· 2 min readhardwaregaming

Two Months Later, You Still Can't Buy a PS5 or Xbox Series X

Chip constraints at AMD, not just hype, are why PS5 and Xbox Series X consoles remain nearly impossible to find two months after launch.

If you’ve been refreshing Best Buy and Walmart’s stock pages since November hoping for a restock notification, welcome to the club. Both the PlayStation 5 and Xbox Series X launched over two months ago now, and finding one on shelves is still mostly a matter of luck, bots, or knowing exactly when a retailer drops new inventory. Scattered restocks happen — someone in a Discord server always seems to snag one — but actual, walk-into-a-store availability is nowhere close to normal.

It’s tempting to chalk this up to hype and scalpers alone, and they’re certainly not helping. But the real bottleneck sits further upstream, at the chip level. Both consoles run on custom processors built by AMD, and AMD’s capacity to produce them at the volume Sony and Microsoft need just isn’t there yet. This isn’t a “we underestimated marketing” problem — it’s a manufacturing one, and those don’t get solved by a firmware update or a strongly worded statement.

What makes this shortage sting more than past console launches is the demand side. A pandemic year kept people home, bored, and looking for indoor entertainment, and gaming absorbed a lot of that attention. Console makers plan production runs years in advance based on demand forecasts, and nobody’s forecast had “global lockdowns supercharge console demand” penciled in. So you’ve got a perfect mismatch: chip supply that was already going to ramp slowly, meeting demand that spiked well past anything either company modeled.

Microsoft has actually been the more candid of the two companies about timelines. They’ve said publicly that they don’t expect Xbox Series X|S supply to catch up with demand until at least April. That’s not “a few more weeks” — that’s a solid four-plus months of continued scarcity from launch. Sony hasn’t put a specific date on PS5 supply catching up, but given they’re drawing from the same constrained AMD chip pool, there’s no reason to expect their curve looks meaningfully different.

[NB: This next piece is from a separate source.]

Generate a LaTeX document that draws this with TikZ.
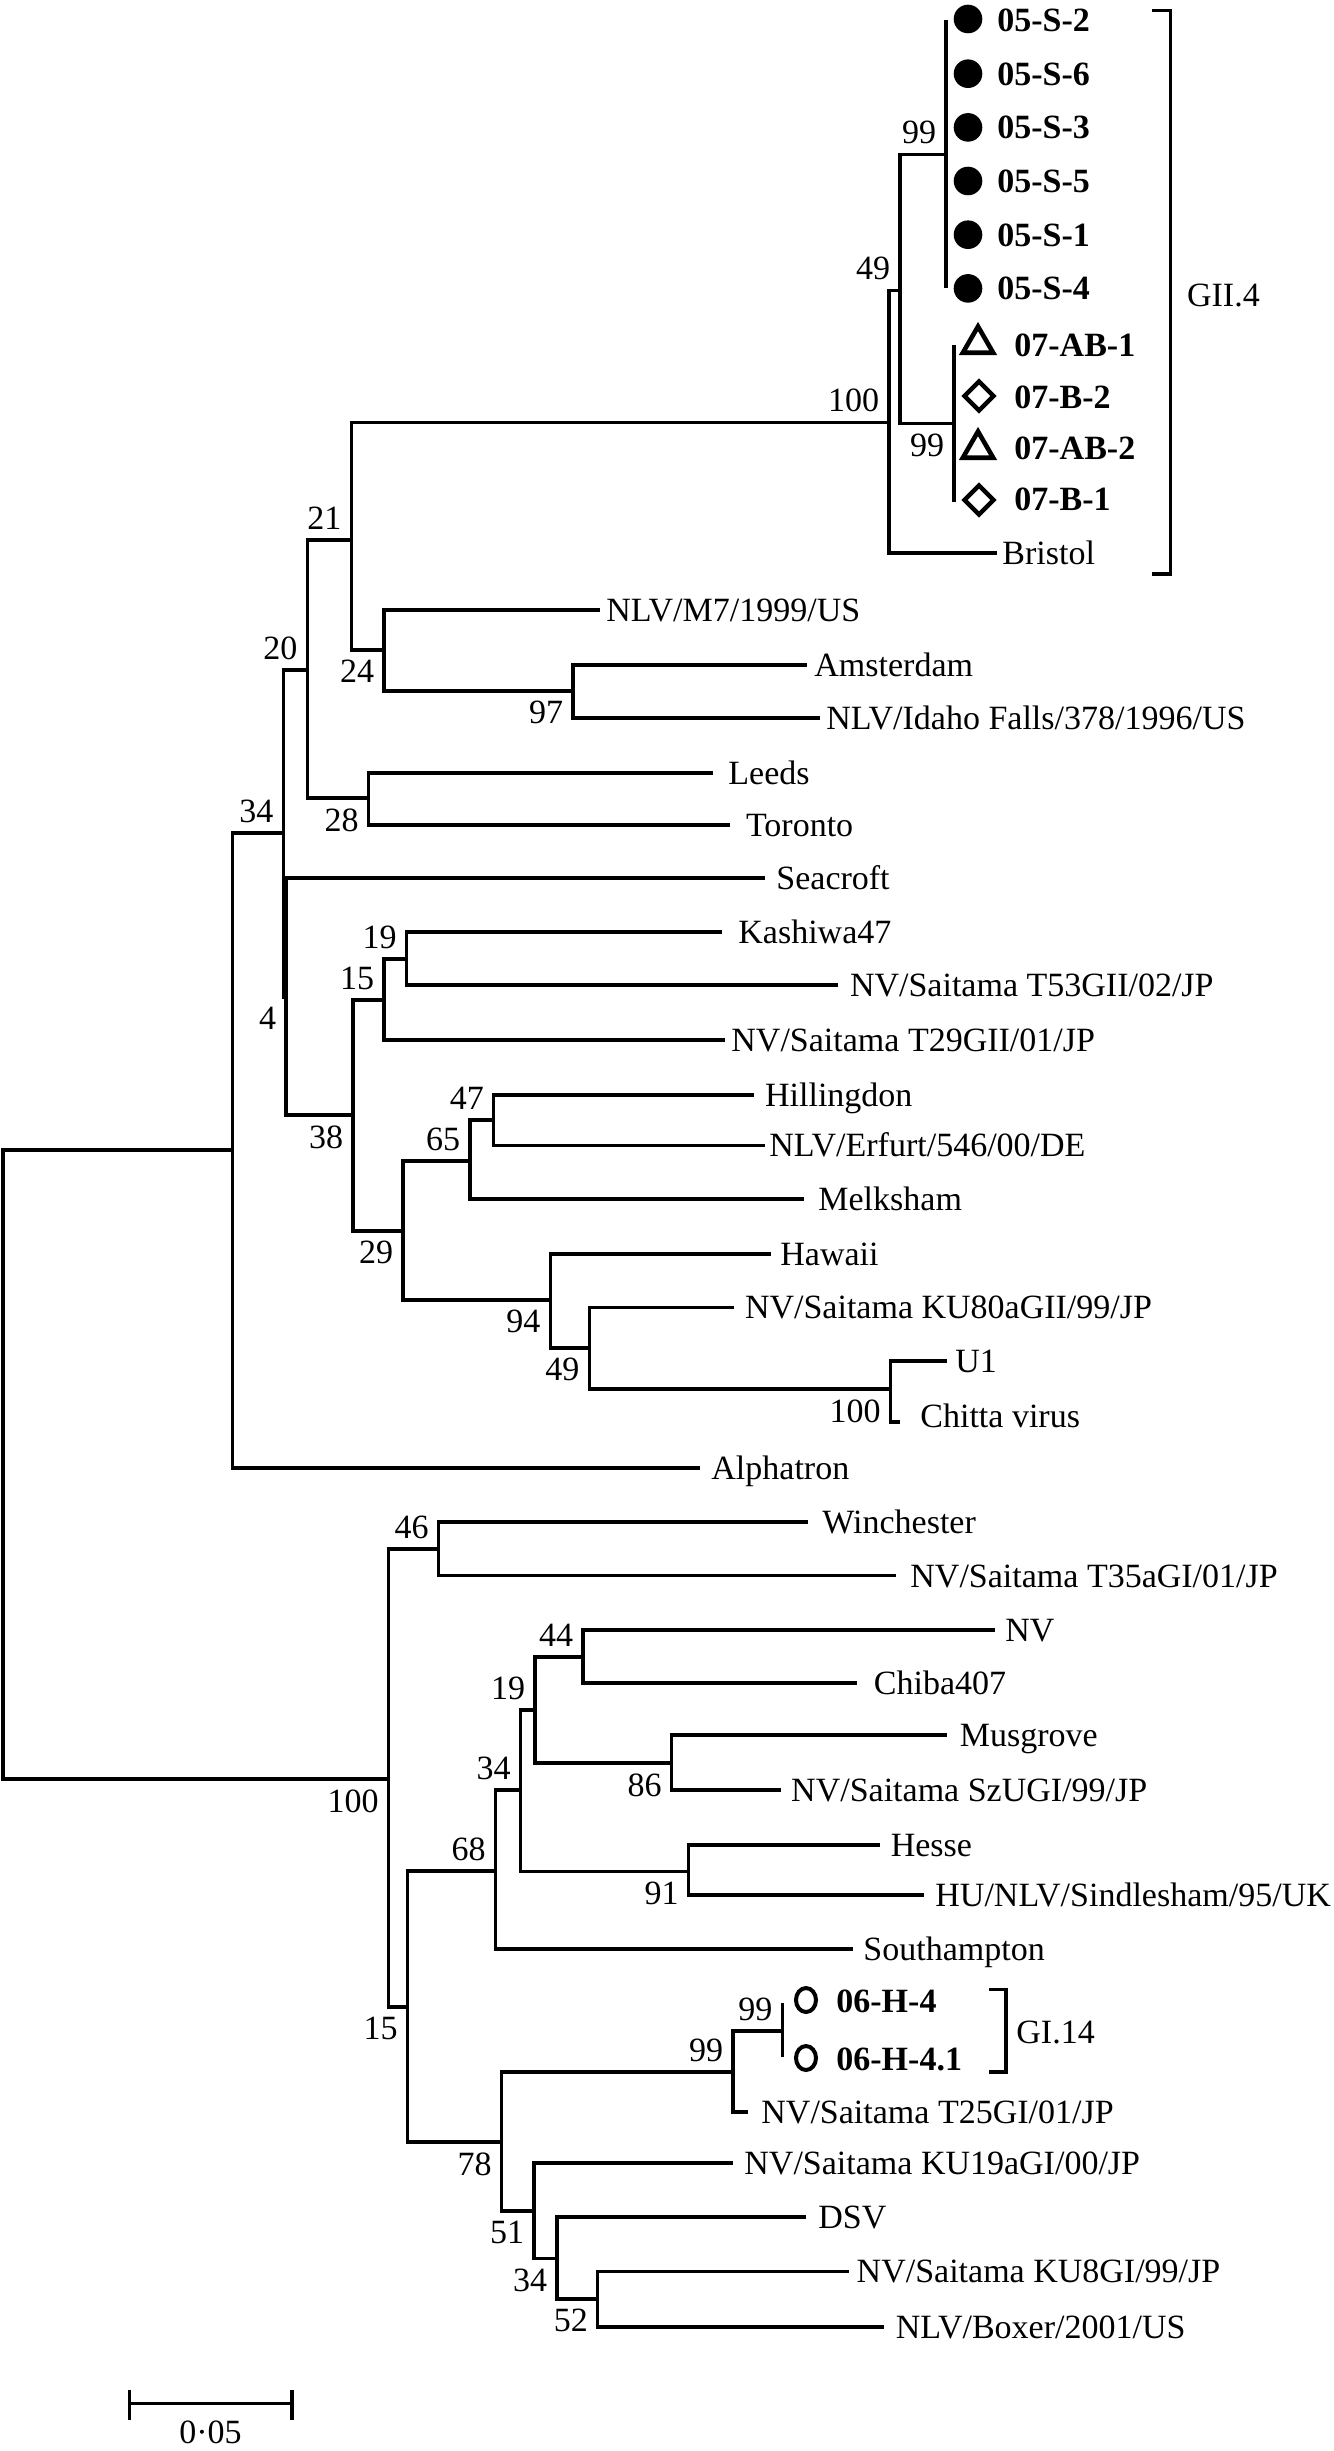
\documentclass[tikz,border=0pt]{standalone}
\usepackage{fontspec}
\setmainfont{Liberation Serif}
\usetikzlibrary{shapes.geometric}
\newcommand\tfont{\fontsize{17}{20.4}\selectfont}
\tikzset{
  br/.style={line width=1.65pt, line join=miter},
  leaf/.style={anchor=west, inner sep=0pt, text height=11.5pt, text depth=0pt, font=\tfont},
  bleaf/.style={leaf, font=\tfont\bfseries},
  bsa/.style={anchor=south east, inner sep=0pt, xshift=-4.8pt, yshift=5pt, font=\tfont},
  bsb/.style={anchor=north east, inner sep=0pt, xshift=-4.8pt, yshift=-5pt, font=\tfont},
  fcirc/.style={circle, fill=black, inner sep=0pt, minimum size=14.3pt},
  ocirc/.style={line width=2pt},
  tri/.style={regular polygon, regular polygon sides=3, draw=black, line width=2.3pt, inner sep=0pt, minimum size=17.5pt},
  dia/.style={diamond, draw=black, line width=2.2pt, inner sep=0pt, minimum width=15.5pt, minimum height=15.5pt},
}
\begin{document}
\begin{tikzpicture}[x=0.5pt,y=-0.5pt]
\useasboundingbox (0,0) rectangle (1333,2451);
% internal nodes
\coordinate (root) at (3,1465);
\coordinate (nA) at (232.3,1150);
\coordinate (n34) at (283.3,833);
\coordinate (n20) at (307.4,670);
\coordinate (n21) at (351.4,540);
\coordinate (nG) at (889,422.5);
\coordinate (n49) at (900,290.5);
\coordinate (n99a) at (946,154.2);
\coordinate (n99b) at (954,423.5);
\coordinate (n24) at (384,650);
\coordinate (n97) at (573,691);
\coordinate (n28) at (368.6,798);
\coordinate (n4) at (286,997);
\coordinate (n38) at (353,1115);
\coordinate (n15) at (384,1000);
\coordinate (n19) at (406.7,959);
\coordinate (n29) at (403,1231);
\coordinate (n65) at (470,1161);
\coordinate (n47) at (493.75,1120);
\coordinate (n94) at (550.4,1300);
\coordinate (n49b) at (589.3,1348);
\coordinate (n100c) at (890.7,1389);
\coordinate (nB) at (388.6,1779);
\coordinate (n46) at (438.5,1549);
\coordinate (n15b) at (407.7,2007);
\coordinate (n68) at (495.5,1871);
\coordinate (n34b) at (520.5,1790);
\coordinate (n19b) at (535,1710);
\coordinate (n44) at (583,1657);
\coordinate (n86) at (671.6,1763);
\coordinate (n91) at (688.6,1871.5);
\coordinate (n78) at (501.7,2142);
\coordinate (n99c) at (733,2072);
\coordinate (n99d) at (782.3,2031);
\coordinate (n51) at (534,2211);
\coordinate (n34c) at (557,2258.5);
\coordinate (n52) at (597.8,2299);
% leaf ends
\coordinate (l1) at (946,20);
\coordinate (l2) at (946,73.7);
\coordinate (l3) at (946,127.4);
\coordinate (l4) at (946,181);
\coordinate (l5) at (946,234.7);
\coordinate (l6) at (946,288.4);
\coordinate (l7) at (954,345);
\coordinate (l8) at (954,398);
\coordinate (l9) at (954,450);
\coordinate (l10) at (954,502);
\coordinate (lBr) at (996.7,553);
\coordinate (lM7) at (600,610);
\coordinate (lAm) at (807,665);
\coordinate (lId) at (820,718);
\coordinate (lLe) at (713,773);
\coordinate (lTo) at (730,825);
\coordinate (lSe) at (764.7,878);
\coordinate (lKa) at (722,932);
\coordinate (lT53) at (838,985);
\coordinate (lT29) at (724.6,1040);
\coordinate (lHi) at (753.6,1095);
\coordinate (lEr) at (764.7,1145.4);
\coordinate (lMe) at (803.6,1199);
\coordinate (lHa) at (771,1254);
\coordinate (lK80) at (733.5,1307.3);
\coordinate (lU1) at (946.7,1361);
\coordinate (lCh) at (900,1422);
\coordinate (lAl) at (700,1468);
\coordinate (lWi) at (808,1522);
\coordinate (lT35) at (895.5,1575.5);
\coordinate (lNV) at (994.5,1630);
\coordinate (lCb) at (856.6,1683);
\coordinate (lMu) at (947,1735);
\coordinate (lSz) at (781.3,1790);
\coordinate (lHe) at (880,1845);
\coordinate (lHU) at (923.7,1895);
\coordinate (lSo) at (852.8,1949);
\coordinate (lH1) at (782.3,2003);
\coordinate (lH2) at (782.3,2057);
\coordinate (lT25) at (748,2112);
\coordinate (lK19) at (733,2163);
\coordinate (lDS) at (806,2217);
\coordinate (lK8) at (848.6,2271.3);
\coordinate (lBo) at (884.4,2327);
% branches
\foreach \p/\c in {root/nA, root/nB, nA/n34, nA/lAl, n34/n20, n34/n4, n20/n21, n20/n28,
  n21/nG, n21/n24, nG/n49, nG/lBr, n49/n99a, n49/n99b,
  n99a/l1, n99a/l2, n99a/l3, n99a/l4, n99a/l5, n99a/l6,
  n99b/l7, n99b/l8, n99b/l9, n99b/l10,
  n24/lM7, n24/n97, n97/lAm, n97/lId, n28/lLe, n28/lTo,
  n4/lSe, n4/n38, n38/n15, n38/n29, n15/n19, n15/lT29, n19/lKa, n19/lT53,
  n29/n65, n29/n94, n65/n47, n65/lMe, n47/lHi, n47/lEr,
  n94/lHa, n94/n49b, n49b/lK80, n49b/n100c, n100c/lU1, n100c/lCh,
  nB/n46, nB/n15b, n46/lWi, n46/lT35, n15b/n68, n15b/n78,
  n68/n34b, n68/lSo, n34b/n19b, n34b/n91, n19b/n44, n19b/n86,
  n44/lNV, n44/lCb, n86/lMu, n86/lSz, n91/lHe, n91/lHU,
  n78/n99c, n78/n51, n99c/n99d, n99c/lT25, n99d/lH1, n99d/lH2,
  n51/lK19, n51/n34c, n34c/lDS, n34c/n52, n52/lK8, n52/lBo}
  \draw[br] (\p) |- (\c);
% bootstrap labels
\node[bsa] (b99a) at (n99a) {99};
\node[bsa] (b49) at (n49) {49};
\node[bsa] (bG) at (nG) {100};
\node[bsa] (b21) at (n21) {21};
\node[bsa] (b20) at (n20) {20};
\node[bsa] (b34) at (n34) {34};
\node[bsa] (b15) at (n15) {15};
\node[bsa] (b19) at (n19) {19};
\node[bsa] (b65) at (n65) {65};
\node[bsa] (b47) at (n47) {47};
\node[bsa] (b46) at (n46) {46};
\node[bsa] (b44) at (n44) {44};
\node[bsa] (b19b) at (n19b) {19};
\node[bsa] (b34b) at (n34b) {34};
\node[bsa] (b68) at (n68) {68};
\node[bsa] (b99c) at (n99c) {99};
\node[bsa] (b99d) at (n99d) {99};
\node[bsb] (b99b) at (n99b) {99};
\node[bsb] (b24) at (n24) {24};
\node[bsb] (b97) at (n97) {97};
\node[bsb] (b28) at (n28) {28};
\node[bsb] (b4) at (n4) {4};
\node[bsb] (b38) at (n38) {38};
\node[bsb] (b29) at (n29) {29};
\node[bsb] (b94) at (n94) {94};
\node[bsb] (b49b) at (n49b) {49};
\node[bsb] (b100c) at (n100c) {100};
\node[bsb] (bB) at (nB) {100};
\node[bsb] (b86) at (n86) {86};
\node[bsb] (b91) at (n91) {91};
\node[bsb] (b15b) at (n15b) {15};
\node[bsb] (b78) at (n78) {78};
\node[bsb] (b51) at (n51) {51};
\node[bsb] (b34c) at (n34c) {34};
\node[bsb] (b52) at (n52) {52};
% symbols
\node[fcirc] (s1) at (968,19) {};
\node[fcirc] (s2) at (968,73.7) {};
\node[fcirc] (s3) at (968,127.4) {};
\node[fcirc] (s4) at (968,181) {};
\node[fcirc] (s5) at (968,234.7) {};
\node[fcirc] (s6) at (968,288.4) {};
\node[tri] (s7) at (978,344) {};
\node[dia] (s8) at (979,396) {};
\node[tri] (s9) at (978,449) {};
\node[dia] (s10) at (979,500) {};
\coordinate (s11) at (806,2000);
\coordinate (s12) at (806,2058);
\draw[ocirc] (s11) ellipse [x radius=10, y radius=12];
\draw[ocirc] (s12) ellipse [x radius=10, y radius=12];
% leaf texts
\node[bleaf] (t1) at (997,20) {05-S-2};
\node[bleaf] (t2) at (997,73.7) {05-S-6};
\node[bleaf] (t3) at (997,127.4) {05-S-3};
\node[bleaf] (t4) at (997,181) {05-S-5};
\node[bleaf] (t5) at (997,234.7) {05-S-1};
\node[bleaf] (t6) at (997,288.4) {05-S-4};
\node[bleaf] (t7) at (1014,345) {07-AB-1};
\node[bleaf] (t8) at (1014,397) {07-B-2};
\node[bleaf] (t9) at (1014,448) {07-AB-2};
\node[bleaf] (t10) at (1014,499) {07-B-1};
\node[leaf] (tBr) at (1002,553) {Bristol};
\node[leaf] (tM7) at (606,610) {NLV/M7/1999/US};
\node[leaf] (tAm) at (814,665) {Amsterdam};
\node[leaf] (tId) at (826,718) {NLV/Idaho Falls/378/1996/US};
\node[leaf] (tLe) at (728,773) {Leeds};
\node[leaf] (tTo) at (745.6,825) {Toronto};
\node[leaf] (tSe) at (776,878) {Seacroft};
\node[leaf] (tKa) at (738,932) {Kashiwa47};
\node[leaf] (tT53) at (849.6,985) {NV/Saitama T53GII/02/JP};
\node[leaf] (tT29) at (731,1040) {NV/Saitama T29GII/01/JP};
\node[leaf] (tHi) at (764.7,1095) {Hillingdon};
\node[leaf] (tEr) at (769,1145.4) {NLV/Erfurt/546/00/DE};
\node[leaf] (tMe) at (818,1199) {Melksham};
\node[leaf] (tHa) at (780,1254) {Hawaii};
\node[leaf] (tK80) at (744.6,1307.3) {NV/Saitama KU80aGII/99/JP};
\node[leaf] (tU1) at (955,1361) {U1};
\node[leaf] (tCh) at (920,1416) {Chitta virus};
\node[leaf] (tAl) at (711,1468) {Alphatron};
\node[leaf] (tWi) at (822,1522) {Winchester};
\node[leaf] (tT35) at (910,1575.5) {NV/Saitama T35aGI/01/JP};
\node[leaf] (tNV) at (1005,1630) {NV};
\node[leaf] (tCb) at (873.5,1683) {Chiba407};
\node[leaf] (tMu) at (959.4,1735) {Musgrove};
\node[leaf] (tSz) at (790.8,1790) {NV/Saitama SzUGI/99/JP};
\node[leaf] (tHe) at (890.4,1845) {Hesse};
\node[leaf] (tHU) at (935,1895) {HU/NLV/Sindlesham/95/UK};
\node[leaf] (tSo) at (863,1949) {Southampton};
\node[bleaf] (tH1) at (836,2001) {06-H-4};
\node[bleaf] (tH2) at (836,2059) {06-H-4.1};
\node[leaf] (tT25) at (761,2112) {NV/Saitama T25GI/01/JP};
\node[leaf] (tK19) at (744,2163) {NV/Saitama KU19aGI/00/JP};
\node[leaf] (tDS) at (818,2217) {DSV};
\node[leaf] (tK8) at (856.3,2271.3) {NV/Saitama KU8GI/99/JP};
\node[leaf] (tBo) at (895.4,2327) {NLV/Boxer/2001/US};
% clade brackets
\coordinate (g1) at (1151.7,10.3);
\coordinate (g2) at (1170.7,10.3);
\coordinate (g3) at (1170.7,574);
\coordinate (g4) at (1151.7,574);
\draw[br] (g1) -- (g2) -- (g3) -- (g4);
\node[leaf] (gii4) at (1186.7,294.7) {GII.4};
\coordinate (h1) at (989,1989.4);
\coordinate (h2) at (1006,1989.4);
\coordinate (h3) at (1006,2072);
\coordinate (h4) at (989,2072);
\draw[br] (h1) -- (h2) -- (h3) -- (h4);
\node[leaf] (gi14) at (1016,2031.8) {GI.14};
% scale bar
\coordinate (sa) at (129.3,2403.3);
\coordinate (sb) at (291.7,2403.3);
\draw[line width=1.8pt] (sa) -- (sb);
\draw[line width=1.8pt] ([yshift=6.65pt]sa) -- ([yshift=-8.35pt]sa);
\draw[line width=1.8pt] ([yshift=6.65pt]sb) -- ([yshift=-8.35pt]sb);
\node[anchor=north, inner sep=0pt, font=\tfont] (sl) at (210.5,2420) {0·05};
\end{tikzpicture}
\end{document}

Practically, if you’re still hunting: the scattered restocks tend to cluster around retailer replenishment cycles rather than being evenly spread out, so following restock-tracking accounts is more useful than manually refreshing pages all day. But temper expectations. This isn’t a shortage that resolves with one good inventory drop — it’s a supply chain constraint that’s going to take months to unwind, and it’s arriving right as the rest of the PC hardware market deals with its own chip crunch. If you were hoping “next-gen gaming” meant actually owning a next-gen console by the new year, 2021 is starting out disappointing on that front. April feels like the earliest realistic marker to watch, and even that’s Microsoft’s own estimate, not a guarantee.